:: JOB ::
Retype the data that follows line by line, exactly, and leave its pictures out.

------------------------

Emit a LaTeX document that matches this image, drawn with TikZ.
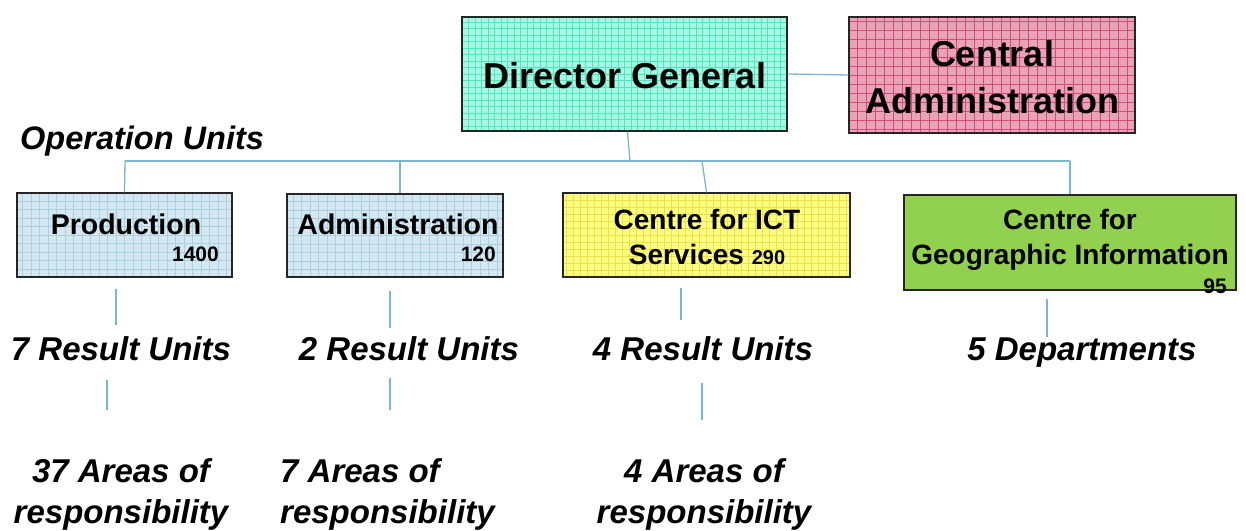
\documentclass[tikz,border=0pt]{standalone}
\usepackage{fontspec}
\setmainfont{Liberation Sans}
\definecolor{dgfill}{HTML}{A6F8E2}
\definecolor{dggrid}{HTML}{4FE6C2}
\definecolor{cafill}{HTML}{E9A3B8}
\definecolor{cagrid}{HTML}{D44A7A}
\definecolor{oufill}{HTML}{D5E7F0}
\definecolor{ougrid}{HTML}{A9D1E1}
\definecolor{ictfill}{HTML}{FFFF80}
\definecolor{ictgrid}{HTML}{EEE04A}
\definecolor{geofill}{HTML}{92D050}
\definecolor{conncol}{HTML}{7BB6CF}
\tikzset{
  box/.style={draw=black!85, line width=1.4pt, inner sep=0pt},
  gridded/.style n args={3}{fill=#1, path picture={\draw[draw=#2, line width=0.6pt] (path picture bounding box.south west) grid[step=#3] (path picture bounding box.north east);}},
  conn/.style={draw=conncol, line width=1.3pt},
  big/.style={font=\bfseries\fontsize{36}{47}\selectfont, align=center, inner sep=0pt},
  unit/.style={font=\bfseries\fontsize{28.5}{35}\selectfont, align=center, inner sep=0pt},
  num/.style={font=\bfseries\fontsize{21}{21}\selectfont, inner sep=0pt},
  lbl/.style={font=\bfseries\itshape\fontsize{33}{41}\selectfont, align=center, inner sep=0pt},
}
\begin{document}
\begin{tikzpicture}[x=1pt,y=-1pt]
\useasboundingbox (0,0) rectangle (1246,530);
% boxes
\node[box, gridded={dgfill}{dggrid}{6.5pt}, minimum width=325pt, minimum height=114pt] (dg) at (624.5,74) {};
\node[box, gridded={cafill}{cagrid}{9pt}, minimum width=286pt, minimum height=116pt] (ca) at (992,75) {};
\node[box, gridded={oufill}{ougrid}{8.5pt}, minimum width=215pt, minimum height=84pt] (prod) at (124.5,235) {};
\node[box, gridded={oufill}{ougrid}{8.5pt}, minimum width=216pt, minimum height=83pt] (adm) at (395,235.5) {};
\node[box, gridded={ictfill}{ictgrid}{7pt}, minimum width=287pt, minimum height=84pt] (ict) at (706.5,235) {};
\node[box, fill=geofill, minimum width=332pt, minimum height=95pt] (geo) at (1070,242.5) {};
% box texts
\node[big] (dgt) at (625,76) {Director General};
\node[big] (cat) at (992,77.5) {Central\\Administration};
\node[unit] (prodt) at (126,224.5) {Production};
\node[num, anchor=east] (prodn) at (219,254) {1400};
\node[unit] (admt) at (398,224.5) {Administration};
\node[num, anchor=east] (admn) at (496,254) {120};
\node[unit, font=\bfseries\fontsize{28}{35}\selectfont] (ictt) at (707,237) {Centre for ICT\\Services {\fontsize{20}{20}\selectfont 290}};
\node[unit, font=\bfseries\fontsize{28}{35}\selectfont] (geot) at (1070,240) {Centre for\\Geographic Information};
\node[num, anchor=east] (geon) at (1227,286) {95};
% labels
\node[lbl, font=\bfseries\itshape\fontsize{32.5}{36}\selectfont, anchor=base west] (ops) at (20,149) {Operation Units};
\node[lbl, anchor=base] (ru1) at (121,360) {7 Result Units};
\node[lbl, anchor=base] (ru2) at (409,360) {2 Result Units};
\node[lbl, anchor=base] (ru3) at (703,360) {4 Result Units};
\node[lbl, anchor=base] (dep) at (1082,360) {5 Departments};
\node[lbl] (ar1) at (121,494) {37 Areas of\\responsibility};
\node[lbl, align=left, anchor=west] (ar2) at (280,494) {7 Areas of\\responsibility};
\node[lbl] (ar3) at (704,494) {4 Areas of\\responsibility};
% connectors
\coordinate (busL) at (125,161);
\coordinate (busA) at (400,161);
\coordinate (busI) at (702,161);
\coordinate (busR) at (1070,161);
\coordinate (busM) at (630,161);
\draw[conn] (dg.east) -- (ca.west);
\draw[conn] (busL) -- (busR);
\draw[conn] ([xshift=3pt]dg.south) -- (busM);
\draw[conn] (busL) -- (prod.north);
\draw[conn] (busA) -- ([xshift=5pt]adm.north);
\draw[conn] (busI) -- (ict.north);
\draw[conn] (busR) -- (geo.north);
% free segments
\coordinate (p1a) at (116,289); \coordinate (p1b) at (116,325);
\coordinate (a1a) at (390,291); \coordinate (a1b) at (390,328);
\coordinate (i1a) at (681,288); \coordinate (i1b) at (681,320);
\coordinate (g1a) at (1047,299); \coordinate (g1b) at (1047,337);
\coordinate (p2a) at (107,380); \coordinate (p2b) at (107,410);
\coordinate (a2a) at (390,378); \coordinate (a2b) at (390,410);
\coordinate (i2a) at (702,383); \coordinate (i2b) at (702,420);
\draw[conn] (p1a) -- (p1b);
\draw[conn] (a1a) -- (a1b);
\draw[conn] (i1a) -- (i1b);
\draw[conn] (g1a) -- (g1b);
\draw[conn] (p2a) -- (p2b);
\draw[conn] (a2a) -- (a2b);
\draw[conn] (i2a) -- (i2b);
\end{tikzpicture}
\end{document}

------------------------

:: TASK RESPONSE ::
Emit a LaTeX document that matches this image, drawn with TikZ.
\documentclass[tikz,border=0pt]{standalone}
\usepackage{fontspec}
\setmainfont{Liberation Sans}
\definecolor{dgfill}{HTML}{A6F8E2}
\definecolor{dggrid}{HTML}{4FE6C2}
\definecolor{cafill}{HTML}{E9A3B8}
\definecolor{cagrid}{HTML}{D44A7A}
\definecolor{oufill}{HTML}{D5E7F0}
\definecolor{ougrid}{HTML}{A9D1E1}
\definecolor{ictfill}{HTML}{FFFF80}
\definecolor{ictgrid}{HTML}{EEE04A}
\definecolor{geofill}{HTML}{92D050}
\definecolor{conncol}{HTML}{7BB6CF}
\tikzset{
  box/.style={draw=black!85, line width=1.4pt, inner sep=0pt},
  gridded/.style n args={3}{fill=#1, path picture={\draw[draw=#2, line width=0.6pt] (path picture bounding box.south west) grid[step=#3] (path picture bounding box.north east);}},
  conn/.style={draw=conncol, line width=1.3pt},
  big/.style={font=\bfseries\fontsize{36}{47}\selectfont, align=center, inner sep=0pt},
  unit/.style={font=\bfseries\fontsize{28.5}{35}\selectfont, align=center, inner sep=0pt},
  num/.style={font=\bfseries\fontsize{21}{21}\selectfont, inner sep=0pt},
  lbl/.style={font=\bfseries\itshape\fontsize{33}{41}\selectfont, align=center, inner sep=0pt},
}
\begin{document}
\begin{tikzpicture}[x=1pt,y=-1pt]
\useasboundingbox (0,0) rectangle (1246,530);
% boxes
\node[box, gridded={dgfill}{dggrid}{6.5pt}, minimum width=325pt, minimum height=114pt] (dg) at (624.5,74) {};
\node[box, gridded={cafill}{cagrid}{9pt}, minimum width=286pt, minimum height=116pt] (ca) at (992,75) {};
\node[box, gridded={oufill}{ougrid}{8.5pt}, minimum width=215pt, minimum height=84pt] (prod) at (124.5,235) {};
\node[box, gridded={oufill}{ougrid}{8.5pt}, minimum width=216pt, minimum height=83pt] (adm) at (395,235.5) {};
\node[box, gridded={ictfill}{ictgrid}{7pt}, minimum width=287pt, minimum height=84pt] (ict) at (706.5,235) {};
\node[box, fill=geofill, minimum width=332pt, minimum height=95pt] (geo) at (1070,242.5) {};
% box texts
\node[big] (dgt) at (625,76) {Director General};
\node[big] (cat) at (992,77.5) {Central\\Administration};
\node[unit] (prodt) at (126,224.5) {Production};
\node[num, anchor=east] (prodn) at (219,254) {1400};
\node[unit] (admt) at (398,224.5) {Administration};
\node[num, anchor=east] (admn) at (496,254) {120};
\node[unit, font=\bfseries\fontsize{28}{35}\selectfont] (ictt) at (707,237) {Centre for ICT\\Services {\fontsize{20}{20}\selectfont 290}};
\node[unit, font=\bfseries\fontsize{28}{35}\selectfont] (geot) at (1070,240) {Centre for\\Geographic Information};
\node[num, anchor=east] (geon) at (1227,286) {95};
% labels
\node[lbl, font=\bfseries\itshape\fontsize{32.5}{36}\selectfont, anchor=base west] (ops) at (20,149) {Operation Units};
\node[lbl, anchor=base] (ru1) at (121,360) {7 Result Units};
\node[lbl, anchor=base] (ru2) at (409,360) {2 Result Units};
\node[lbl, anchor=base] (ru3) at (703,360) {4 Result Units};
\node[lbl, anchor=base] (dep) at (1082,360) {5 Departments};
\node[lbl] (ar1) at (121,494) {37 Areas of\\responsibility};
\node[lbl, align=left, anchor=west] (ar2) at (280,494) {7 Areas of\\responsibility};
\node[lbl] (ar3) at (704,494) {4 Areas of\\responsibility};
% connectors
\coordinate (busL) at (125,161);
\coordinate (busA) at (400,161);
\coordinate (busI) at (702,161);
\coordinate (busR) at (1070,161);
\coordinate (busM) at (630,161);
\draw[conn] (dg.east) -- (ca.west);
\draw[conn] (busL) -- (busR);
\draw[conn] ([xshift=3pt]dg.south) -- (busM);
\draw[conn] (busL) -- (prod.north);
\draw[conn] (busA) -- ([xshift=5pt]adm.north);
\draw[conn] (busI) -- (ict.north);
\draw[conn] (busR) -- (geo.north);
% free segments
\coordinate (p1a) at (116,289); \coordinate (p1b) at (116,325);
\coordinate (a1a) at (390,291); \coordinate (a1b) at (390,328);
\coordinate (i1a) at (681,288); \coordinate (i1b) at (681,320);
\coordinate (g1a) at (1047,299); \coordinate (g1b) at (1047,337);
\coordinate (p2a) at (107,380); \coordinate (p2b) at (107,410);
\coordinate (a2a) at (390,378); \coordinate (a2b) at (390,410);
\coordinate (i2a) at (702,383); \coordinate (i2b) at (702,420);
\draw[conn] (p1a) -- (p1b);
\draw[conn] (a1a) -- (a1b);
\draw[conn] (i1a) -- (i1b);
\draw[conn] (g1a) -- (g1b);
\draw[conn] (p2a) -- (p2b);
\draw[conn] (a2a) -- (a2b);
\draw[conn] (i2a) -- (i2b);
\end{tikzpicture}
\end{document}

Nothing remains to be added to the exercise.